In 2019, the Wittenborg University of Applied Sciences complained that international students had fast-tracked access to Dutch higher education via preparatory courses.
While domestic students must complete a final high school year for university preparatory education, known as VWO, Wittenborg maintained that no preparation year for international students could legally replace the final high school certification.
According to law, universities should only be offering preparatory courses to international students that they deem as having “deficiencies” meaning they cannot be directly admitted, van Engelshoven said.
“I believe that a preparatory track is intended to overcome some specific deficiencies, such as the level of language proficiency or a particular subject,” she said.
However, she added that a broader interpretation where the preparatory year becomes a channel for recruiting additional international students who are not yet admissible, is “contrary to the spirit” of the Higher Education and Scientific Research Act (WHW) and the Code of Conduct.
The Association of Universities in the Netherlands (VSNU) reminded that preparatory programs can help students to meet admission requirements if coming from an educational system which does not provide direct entry to Dutch HE.
“Universities can ensure that talented students have access to their educations. Moreover, this can contribute to diversity in the international classroom,” it said.
The education minister made the remarks following questions submitted by Christian Democratic Appeal MPs Tim van der Molen and Madeleine Van Toorenburg.
In September, University of Amsterdam’s student, teacher and employee publication Folia reported that “the UvA is pushing the boundaries in the hunt for international students”.
The Wittenborg University of Applied Sciences – which also runs a preparatory or a foundation program for non-EU students – wrote a letter to van Engelshoven in 2019 which did not initially receive a reply.
After receiving the letter, the National Commission for the Code of Conduct for Higher Education started an investigation, and a report followed in June 2020.
The National Commission focused its investigation on three private providers operating preparatory year courses in the country at eight institutions.
Those studied included OnCampus (for the Hogeschool van Amsterdam and the University of Amsterdam), Navitas (for the University of Twente and the Haagse Hogeschool) and Study Group (for the VU University Amsterdam, Tilburg University, the Erasmus University Rotterdam and Hanze University of Applied Sciences Groningen).

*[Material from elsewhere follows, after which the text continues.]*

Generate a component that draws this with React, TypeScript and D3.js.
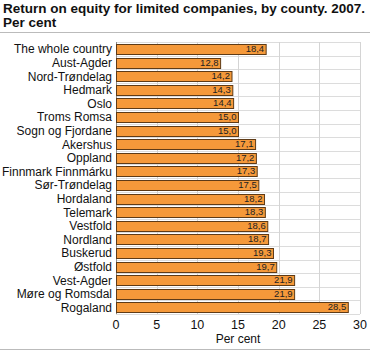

Educational institutions are responsible for assessing the admissibility of the international students, van Engelshoven said, however the National Commission investigation “makes it clear that in practice private providers are responsible for assessing the study progress of the international student during the preparatory year”.
Institutions in the country must comply with the Code of Conduct in order for their international students to be issued with residence permits from the Immigration and Naturalisation Service, she highlighted.
“I am of the opinion that the preparatory courses, certainly for courses with limited training places, for which more than enough Dutch and EEA students apply, should be limited to their original goal,” van Engelshoven.
In the event that an international student does not meet the requirements for admission, but the institution can eliminate “specific deficiencies”, the international student can be admitted to a preparatory education track, she said.
However, the Language and Accessibility Act, which is currently in the Senate, may affect internationalisation at home strategies, she indicated.
“In that case, it is not appropriate to actively pursue the (commercial) recruitment of students who are not (yet) admissible,” she said.
“Educational institutions are obliged to recruit only students who are admissible to the study program”
“If this were to take place as part of the internationalisation vision of educational institutions, for example with the aim of creating an international classroom, educational institutions may be expected to have developed a policy in advance showing how the recruitment of students takes place in that context and in to what extent this requires the admission of students who are not (yet) admissible,” van Engelshoven continued.
Courses that international students intend to enrol on must be signposted to ensure the preparatory year is not being utilised to generically recruit students, she indicated.
“In the context of the duty of care, educational institutions are obliged to recruit only students who are admissible to the study program and to carefully inform the students of the relevant legislation and regulations during recruitment and selection. If this does not happen and students are not registered for the preferred course, then the preparatory year is at least improperly used.”